WORK TO COMPLETE> An exact reproduction of the records is required, with all images left out.
[BEGIN]
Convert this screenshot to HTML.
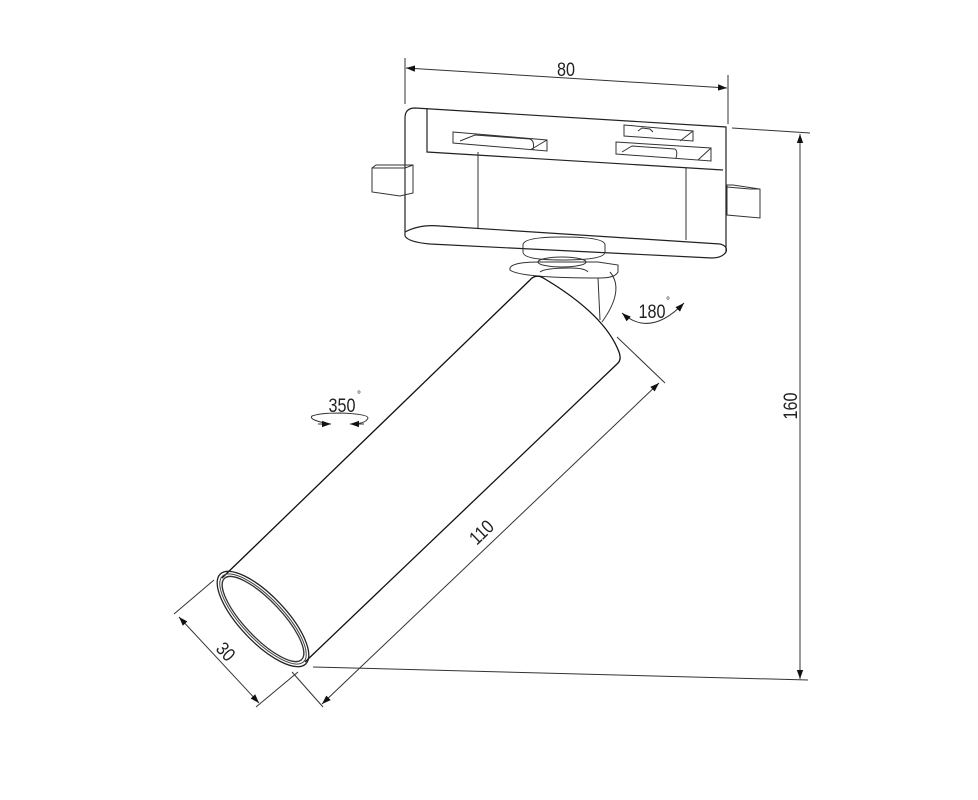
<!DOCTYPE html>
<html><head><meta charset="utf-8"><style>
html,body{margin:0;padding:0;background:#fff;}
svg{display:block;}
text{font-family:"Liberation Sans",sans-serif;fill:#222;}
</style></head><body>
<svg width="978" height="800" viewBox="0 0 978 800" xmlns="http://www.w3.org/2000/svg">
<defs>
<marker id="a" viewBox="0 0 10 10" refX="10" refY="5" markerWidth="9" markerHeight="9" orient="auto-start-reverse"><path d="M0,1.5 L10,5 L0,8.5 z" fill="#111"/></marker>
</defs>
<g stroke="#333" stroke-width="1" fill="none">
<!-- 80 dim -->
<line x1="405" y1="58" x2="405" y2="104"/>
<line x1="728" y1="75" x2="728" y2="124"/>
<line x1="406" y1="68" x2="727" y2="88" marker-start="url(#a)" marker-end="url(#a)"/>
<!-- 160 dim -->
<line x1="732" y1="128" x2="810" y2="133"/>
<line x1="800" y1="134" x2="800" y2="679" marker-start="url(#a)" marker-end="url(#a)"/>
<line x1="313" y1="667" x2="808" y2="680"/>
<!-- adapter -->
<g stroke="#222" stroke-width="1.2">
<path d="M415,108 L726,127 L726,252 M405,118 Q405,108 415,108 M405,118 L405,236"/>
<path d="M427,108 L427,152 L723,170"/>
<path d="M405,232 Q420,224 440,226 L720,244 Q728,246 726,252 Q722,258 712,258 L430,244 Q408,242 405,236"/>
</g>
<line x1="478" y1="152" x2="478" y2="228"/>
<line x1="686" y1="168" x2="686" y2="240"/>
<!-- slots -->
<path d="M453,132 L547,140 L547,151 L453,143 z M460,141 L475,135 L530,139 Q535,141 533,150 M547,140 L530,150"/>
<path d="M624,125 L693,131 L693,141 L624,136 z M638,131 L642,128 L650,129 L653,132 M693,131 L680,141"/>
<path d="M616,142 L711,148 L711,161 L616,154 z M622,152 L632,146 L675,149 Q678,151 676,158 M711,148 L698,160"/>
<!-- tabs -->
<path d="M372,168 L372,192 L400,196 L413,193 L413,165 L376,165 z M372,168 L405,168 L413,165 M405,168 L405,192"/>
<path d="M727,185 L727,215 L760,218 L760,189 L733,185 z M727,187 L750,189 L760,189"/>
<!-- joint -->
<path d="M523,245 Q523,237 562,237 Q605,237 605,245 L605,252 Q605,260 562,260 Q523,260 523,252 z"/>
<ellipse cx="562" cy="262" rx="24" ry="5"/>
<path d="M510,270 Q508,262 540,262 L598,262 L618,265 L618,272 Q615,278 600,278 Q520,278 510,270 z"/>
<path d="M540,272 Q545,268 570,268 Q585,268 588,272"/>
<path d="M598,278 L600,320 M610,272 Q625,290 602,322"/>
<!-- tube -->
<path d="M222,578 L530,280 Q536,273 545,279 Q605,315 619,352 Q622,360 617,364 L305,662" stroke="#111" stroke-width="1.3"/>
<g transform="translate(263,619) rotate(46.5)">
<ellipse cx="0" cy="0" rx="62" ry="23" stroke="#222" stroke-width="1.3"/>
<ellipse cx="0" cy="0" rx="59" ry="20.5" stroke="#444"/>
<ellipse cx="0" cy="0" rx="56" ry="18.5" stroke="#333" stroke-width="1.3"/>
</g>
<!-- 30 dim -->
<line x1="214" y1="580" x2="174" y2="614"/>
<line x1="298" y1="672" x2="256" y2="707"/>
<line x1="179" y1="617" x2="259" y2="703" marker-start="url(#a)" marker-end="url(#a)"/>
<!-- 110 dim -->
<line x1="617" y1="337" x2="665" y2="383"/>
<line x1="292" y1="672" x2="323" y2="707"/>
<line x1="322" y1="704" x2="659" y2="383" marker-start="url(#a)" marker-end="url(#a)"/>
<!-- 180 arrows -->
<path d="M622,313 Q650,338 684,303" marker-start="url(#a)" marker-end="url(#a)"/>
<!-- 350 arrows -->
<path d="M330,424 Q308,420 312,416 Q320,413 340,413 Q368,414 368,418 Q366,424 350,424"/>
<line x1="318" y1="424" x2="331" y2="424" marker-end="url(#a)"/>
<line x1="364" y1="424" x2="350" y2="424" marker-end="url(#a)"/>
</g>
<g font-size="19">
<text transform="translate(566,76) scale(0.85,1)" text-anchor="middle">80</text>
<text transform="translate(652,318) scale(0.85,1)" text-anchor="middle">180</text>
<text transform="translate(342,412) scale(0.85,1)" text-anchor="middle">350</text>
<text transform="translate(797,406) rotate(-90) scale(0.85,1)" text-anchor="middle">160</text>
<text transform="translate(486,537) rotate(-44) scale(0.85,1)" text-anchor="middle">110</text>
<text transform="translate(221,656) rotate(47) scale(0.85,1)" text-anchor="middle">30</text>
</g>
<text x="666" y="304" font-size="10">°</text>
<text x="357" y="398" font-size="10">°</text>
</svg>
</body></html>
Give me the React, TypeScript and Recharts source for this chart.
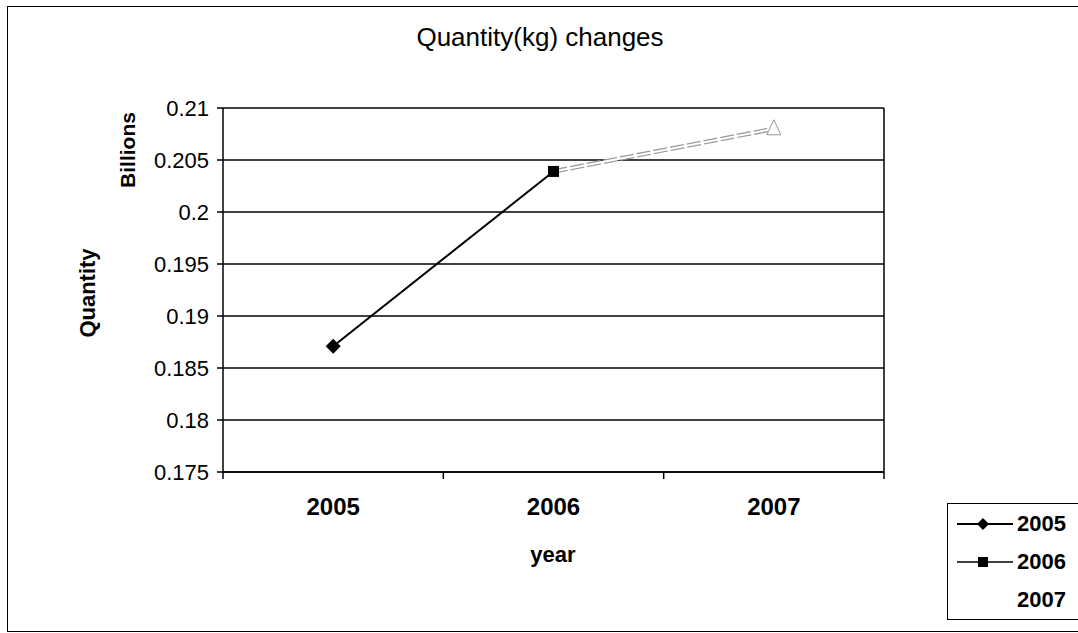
[END]
EXERCISE RESPONSE>
Convert this screenshot to HTML.
<!DOCTYPE html>
<html><head><meta charset="utf-8"><style>
html,body{margin:0;padding:0;background:#fff;}
svg{display:block;}
text{font-family:"Liberation Sans",sans-serif;fill:#222;}
</style></head><body>
<svg width="978" height="800" viewBox="0 0 978 800" xmlns="http://www.w3.org/2000/svg">
<defs>
<marker id="a" viewBox="0 0 10 10" refX="10" refY="5" markerWidth="9" markerHeight="9" orient="auto-start-reverse"><path d="M0,1.5 L10,5 L0,8.5 z" fill="#111"/></marker>
</defs>
<g stroke="#333" stroke-width="1" fill="none">
<!-- 80 dim -->
<line x1="405" y1="58" x2="405" y2="104"/>
<line x1="728" y1="75" x2="728" y2="124"/>
<line x1="406" y1="68" x2="727" y2="88" marker-start="url(#a)" marker-end="url(#a)"/>
<!-- 160 dim -->
<line x1="732" y1="128" x2="810" y2="133"/>
<line x1="800" y1="134" x2="800" y2="679" marker-start="url(#a)" marker-end="url(#a)"/>
<line x1="313" y1="667" x2="808" y2="680"/>
<!-- adapter -->
<g stroke="#222" stroke-width="1.2">
<path d="M415,108 L726,127 L726,252 M405,118 Q405,108 415,108 M405,118 L405,236"/>
<path d="M427,108 L427,152 L723,170"/>
<path d="M405,232 Q420,224 440,226 L720,244 Q728,246 726,252 Q722,258 712,258 L430,244 Q408,242 405,236"/>
</g>
<line x1="478" y1="152" x2="478" y2="228"/>
<line x1="686" y1="168" x2="686" y2="240"/>
<!-- slots -->
<path d="M453,132 L547,140 L547,151 L453,143 z M460,141 L475,135 L530,139 Q535,141 533,150 M547,140 L530,150"/>
<path d="M624,125 L693,131 L693,141 L624,136 z M638,131 L642,128 L650,129 L653,132 M693,131 L680,141"/>
<path d="M616,142 L711,148 L711,161 L616,154 z M622,152 L632,146 L675,149 Q678,151 676,158 M711,148 L698,160"/>
<!-- tabs -->
<path d="M372,168 L372,192 L400,196 L413,193 L413,165 L376,165 z M372,168 L405,168 L413,165 M405,168 L405,192"/>
<path d="M727,185 L727,215 L760,218 L760,189 L733,185 z M727,187 L750,189 L760,189"/>
<!-- joint -->
<path d="M523,245 Q523,237 562,237 Q605,237 605,245 L605,252 Q605,260 562,260 Q523,260 523,252 z"/>
<ellipse cx="562" cy="262" rx="24" ry="5"/>
<path d="M510,270 Q508,262 540,262 L598,262 L618,265 L618,272 Q615,278 600,278 Q520,278 510,270 z"/>
<path d="M540,272 Q545,268 570,268 Q585,268 588,272"/>
<path d="M598,278 L600,320 M610,272 Q625,290 602,322"/>
<!-- tube -->
<path d="M222,578 L530,280 Q536,273 545,279 Q605,315 619,352 Q622,360 617,364 L305,662" stroke="#111" stroke-width="1.3"/>
<g transform="translate(263,619) rotate(46.5)">
<ellipse cx="0" cy="0" rx="62" ry="23" stroke="#222" stroke-width="1.3"/>
<ellipse cx="0" cy="0" rx="59" ry="20.5" stroke="#444"/>
<ellipse cx="0" cy="0" rx="56" ry="18.5" stroke="#333" stroke-width="1.3"/>
</g>
<!-- 30 dim -->
<line x1="214" y1="580" x2="174" y2="614"/>
<line x1="298" y1="672" x2="256" y2="707"/>
<line x1="179" y1="617" x2="259" y2="703" marker-start="url(#a)" marker-end="url(#a)"/>
<!-- 110 dim -->
<line x1="617" y1="337" x2="665" y2="383"/>
<line x1="292" y1="672" x2="323" y2="707"/>
<line x1="322" y1="704" x2="659" y2="383" marker-start="url(#a)" marker-end="url(#a)"/>
<!-- 180 arrows -->
<path d="M622,313 Q650,338 684,303" marker-start="url(#a)" marker-end="url(#a)"/>
<!-- 350 arrows -->
<path d="M330,424 Q308,420 312,416 Q320,413 340,413 Q368,414 368,418 Q366,424 350,424"/>
<line x1="318" y1="424" x2="331" y2="424" marker-end="url(#a)"/>
<line x1="364" y1="424" x2="350" y2="424" marker-end="url(#a)"/>
</g>
<g font-size="19">
<text transform="translate(566,76) scale(0.85,1)" text-anchor="middle">80</text>
<text transform="translate(652,318) scale(0.85,1)" text-anchor="middle">180</text>
<text transform="translate(342,412) scale(0.85,1)" text-anchor="middle">350</text>
<text transform="translate(797,406) rotate(-90) scale(0.85,1)" text-anchor="middle">160</text>
<text transform="translate(486,537) rotate(-44) scale(0.85,1)" text-anchor="middle">110</text>
<text transform="translate(221,656) rotate(47) scale(0.85,1)" text-anchor="middle">30</text>
</g>
<text x="666" y="304" font-size="10">°</text>
<text x="357" y="398" font-size="10">°</text>
</svg>
</body></html>
Give me the React, TypeScript and Recharts source for this chart.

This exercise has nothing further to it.